Autant la solidité du bâtiment et ses fondations sont couverts obligatoirement par la garantie décennale et font l’objet de contrôles et de vérifications par un bureau d’études, autant la qualité du bâti n’est soumise ni à une obligation réglementaire ni à une norme précise.
Comment s’en sortir dans ce cas ? S’adresser au tribunal au risque de débourser des sommes colossales, bien plus supérieures à celles relatives à la réparation du dégât? Poursuivre le promoteur jusqu’à obtention de ses droits ? Les associations de protection des droits du consommateur reçoivent plusieurs dossiers en la matière de clients s’estimant lésés en découvrant des vices qui étaient cachés.
Dans la pratique, le promoteur pourrait prendre sa responsabilité en main et réparer les dégâts survenus, mais cela reste conditionné au degré de sérieux et à la réputation du professionnel.
C’est pour cette raison, entre autres, que Bouazza Kharrati, président de la Fédération marocaine des droits du consommateur, appelle à la mise en place d’une instance qui aura pour mission le contrôle du produit bâti, à rendre obligatoire le respect des normes marocaines dans les produits et matières de construction et aussi à se référer aux associations des droits du consommateur, pour tout différend avec le promoteur.

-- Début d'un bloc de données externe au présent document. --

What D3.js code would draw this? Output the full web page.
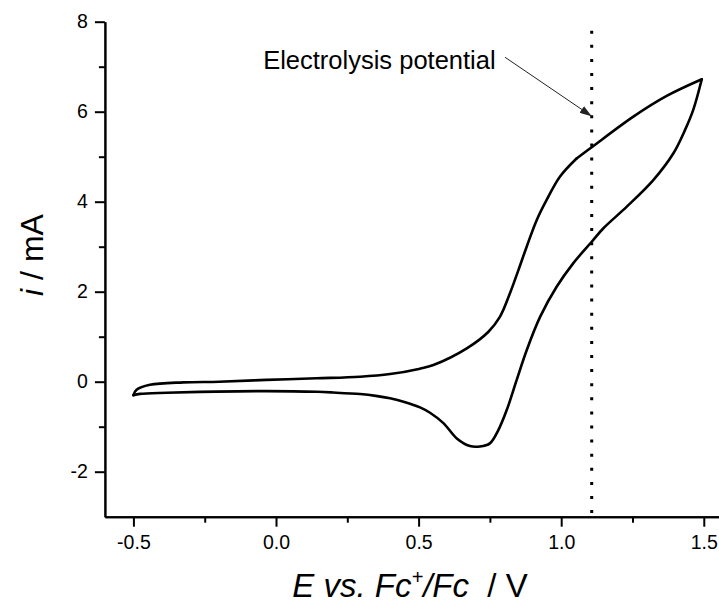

Dans l’attente de la publication du code de la construction, ce type de problèmes continuera à exister et à faire des mécontents. Pourtant, il réglera bien les différends et les difficultés qui surviennent entre les promoteurs et les clients, puisqu’il comprend les règles à suivre en matière de construction en vue d’assurer aussi bien la solidité, la structure que la qualité du bâtiment.
Vice et défaut de construction, quelle différence ?
On a tendance à évoquer vice en tant que défaut et vice versa. Ce n’est nullement la même signification. D’ailleurs, le DOC, dans son article 549, précise que le vendeur garantit les vices de la chose qui en diminuent sensiblement la valeur ou la rendent impropre à l’usage auquel elle est destinée d’après sa nature ou d’après le contrat.
Par contre, les défauts qui diminuent légèrement la valeur ou la jouissance et ceux tolérés par l’usage ne donnent pas ouverture à garantie. Bien qu’il n’y ait aucune classification ou encore une liste exhaustive des vices et défauts, l’usage fait que les vices soient relatifs à l’humidité par exemple, aux infiltrations, aux fuites d’eau, à des fissures dans les murs, etc.
En revanche, les défauts qui ne donnent pas lieu à la garantie, eux, sont toutes les autres imperfections que le client aura constatées mais qui ne gênent pas l’occupation quotidienne des lieux et n’impactent en rien le lieu de vie, comme l’isolation acoustique par exemple.